When it was time for Santa to come, the adults would act it out for us instead of going with the tradition of opening them. A man would knock loudly at our door and come in wearing only red. He’d be really loud and zone in on me shouting if I had been good while mother and the rest of the family would laugh their heads off in the room. I was absolutely terrified of this intruder in red. Santa scared the crap out of me every year until I realized he was not real and it was grandad in a costume. As soon as I found out the truth, our family stopped the act and we barely exchanged gifts because what was the point of it?

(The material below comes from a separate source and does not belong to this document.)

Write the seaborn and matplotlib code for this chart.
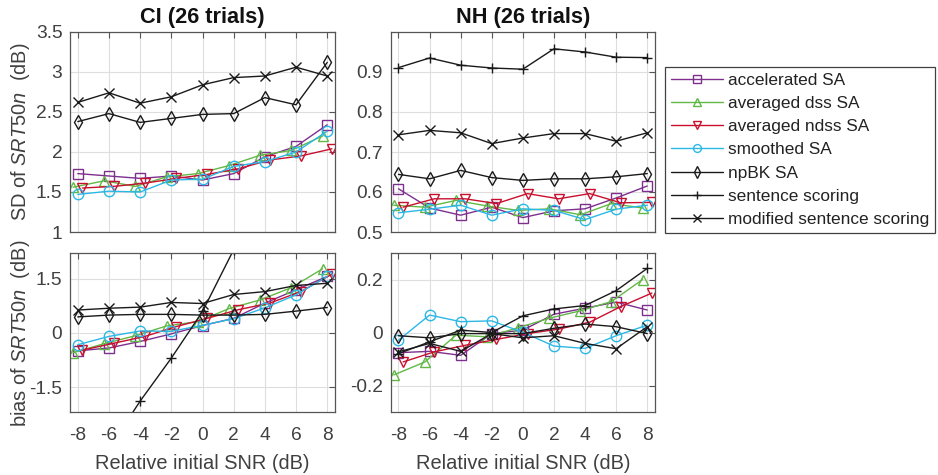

The days after Christmas was spent traveling to see family and friends who “wouldn’t” come for Christmas. These visits were painful and came with strict instructions on how to behave and what to say. I was forced to curtsey older relatives and eat what I was given no matter if it was moldy or off… I had ice cream that had been frozen and thawed several times and ended up with food poisoning one year. It was awful. I’ve eaten biscuits off the floor because I had to. No matter how rude people were to me, I had to remain polite and grateful. I tested this one year and the punishment that came with it was so bad I never wanted to try my luck again. It was not worth it.

I don’t know which Christmas was worse. The one spent with strangers and my sex-crazed so-called dad or with people who just couldn’t care about the holidays at all. I decided after a terrible Christmas one year that I would change things when I grew up. Christmas was a season not to be forgotten and traditions were kept alive. Christmas came to mean so much more to me because I had not had good experiences with it. So like Thanksgiving, I made sure that when I had my own family, I would celebrate everything.

How did you celebrate the holidays growing up? How are you celebrating them now? Have you changed your opinion of the holidays? Are you happy celebrating with people who you like being with? If the answer is no then please consider this and give it some thought on how to change it. Change can be good. Embrace it if it is the right thing to do for you.